Goal: Look for the string "this" in the lines and copy each line that has it.

Records to process:
>>>>
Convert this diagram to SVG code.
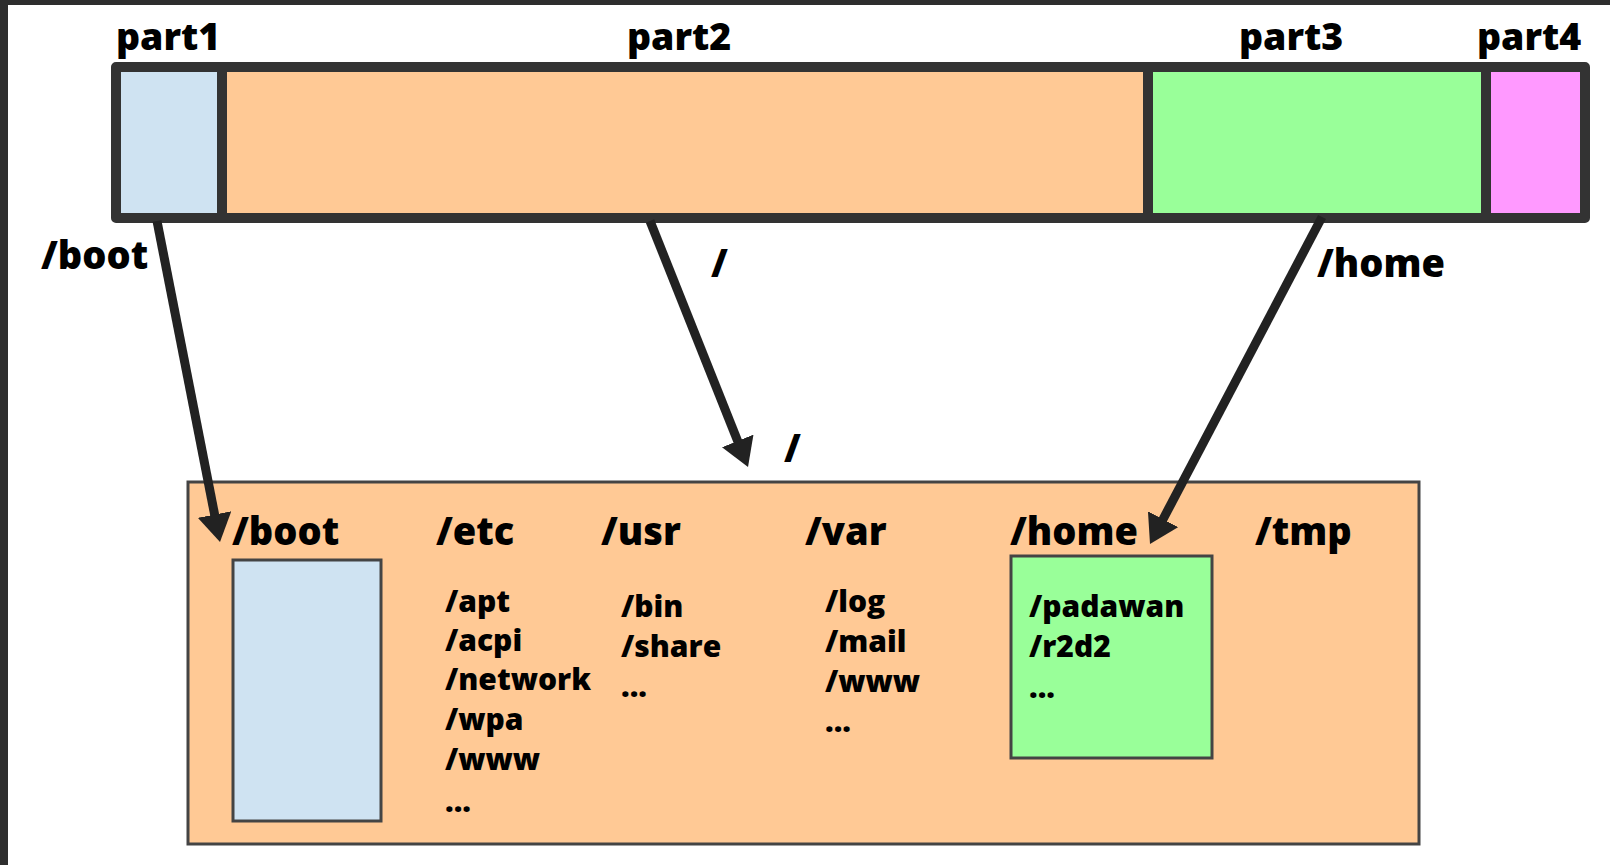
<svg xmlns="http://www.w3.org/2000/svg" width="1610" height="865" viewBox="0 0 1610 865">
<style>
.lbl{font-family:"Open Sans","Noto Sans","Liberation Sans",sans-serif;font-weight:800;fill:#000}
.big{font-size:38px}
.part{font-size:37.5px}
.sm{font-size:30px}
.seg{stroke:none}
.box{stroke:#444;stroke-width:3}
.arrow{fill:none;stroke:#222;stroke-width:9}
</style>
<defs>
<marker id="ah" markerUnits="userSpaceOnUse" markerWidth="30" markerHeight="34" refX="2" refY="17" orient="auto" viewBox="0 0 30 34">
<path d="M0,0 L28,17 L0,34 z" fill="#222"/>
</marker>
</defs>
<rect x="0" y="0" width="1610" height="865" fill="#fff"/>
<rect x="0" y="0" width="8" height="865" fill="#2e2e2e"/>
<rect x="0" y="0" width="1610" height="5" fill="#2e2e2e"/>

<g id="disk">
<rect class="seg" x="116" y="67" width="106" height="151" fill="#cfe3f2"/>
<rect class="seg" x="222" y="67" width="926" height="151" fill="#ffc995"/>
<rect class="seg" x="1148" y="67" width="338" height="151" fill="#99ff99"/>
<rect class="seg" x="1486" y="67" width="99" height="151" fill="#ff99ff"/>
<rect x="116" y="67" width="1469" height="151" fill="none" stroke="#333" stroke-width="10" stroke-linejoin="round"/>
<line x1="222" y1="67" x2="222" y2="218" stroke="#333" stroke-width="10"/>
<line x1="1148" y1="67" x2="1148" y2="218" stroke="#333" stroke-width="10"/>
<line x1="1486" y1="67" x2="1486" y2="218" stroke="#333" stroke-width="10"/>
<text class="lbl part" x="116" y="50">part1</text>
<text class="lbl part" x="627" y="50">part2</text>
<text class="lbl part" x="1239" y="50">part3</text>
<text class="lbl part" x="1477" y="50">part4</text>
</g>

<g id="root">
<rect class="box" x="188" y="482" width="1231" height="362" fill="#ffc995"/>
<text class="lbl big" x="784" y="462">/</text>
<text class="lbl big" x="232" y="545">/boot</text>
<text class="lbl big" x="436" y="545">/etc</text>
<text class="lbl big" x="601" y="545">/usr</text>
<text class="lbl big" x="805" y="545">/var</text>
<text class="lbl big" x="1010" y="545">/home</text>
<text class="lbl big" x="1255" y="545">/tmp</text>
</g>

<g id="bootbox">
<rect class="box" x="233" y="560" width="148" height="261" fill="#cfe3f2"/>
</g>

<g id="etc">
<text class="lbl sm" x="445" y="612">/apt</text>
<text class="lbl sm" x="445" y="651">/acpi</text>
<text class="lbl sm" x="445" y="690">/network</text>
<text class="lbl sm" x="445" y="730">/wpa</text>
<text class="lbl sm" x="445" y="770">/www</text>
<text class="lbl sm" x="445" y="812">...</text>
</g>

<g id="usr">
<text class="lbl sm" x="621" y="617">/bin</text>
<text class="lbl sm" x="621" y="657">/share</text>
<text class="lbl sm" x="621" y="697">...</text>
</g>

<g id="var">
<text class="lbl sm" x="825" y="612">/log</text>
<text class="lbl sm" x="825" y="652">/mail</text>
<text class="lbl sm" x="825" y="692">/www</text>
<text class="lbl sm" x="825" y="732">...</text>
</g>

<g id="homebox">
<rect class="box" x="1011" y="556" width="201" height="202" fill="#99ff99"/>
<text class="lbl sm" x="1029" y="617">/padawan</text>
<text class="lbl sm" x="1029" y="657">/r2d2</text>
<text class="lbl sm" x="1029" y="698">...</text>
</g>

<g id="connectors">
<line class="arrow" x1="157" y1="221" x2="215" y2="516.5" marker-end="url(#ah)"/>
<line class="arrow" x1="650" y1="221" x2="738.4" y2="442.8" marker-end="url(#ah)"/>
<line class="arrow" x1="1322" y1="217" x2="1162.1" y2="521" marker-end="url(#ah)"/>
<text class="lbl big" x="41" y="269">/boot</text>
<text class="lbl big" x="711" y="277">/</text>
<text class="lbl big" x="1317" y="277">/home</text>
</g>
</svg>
<<<<
>>>>
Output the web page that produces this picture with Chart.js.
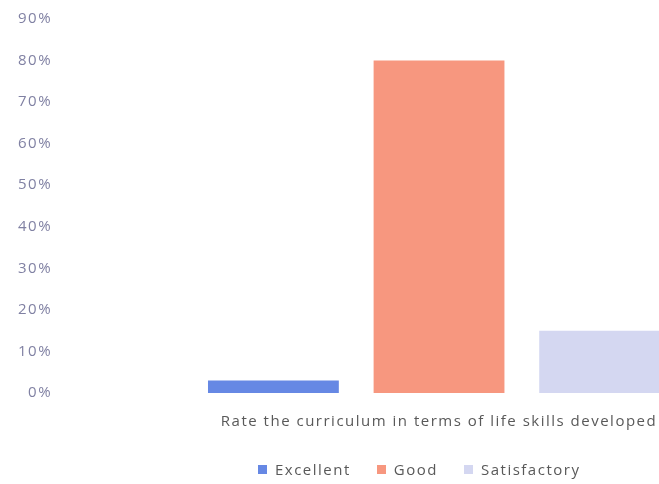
<<<<
Correct answer:
Convert this diagram to SVG code.
Output the web page that produces this picture with Chart.js.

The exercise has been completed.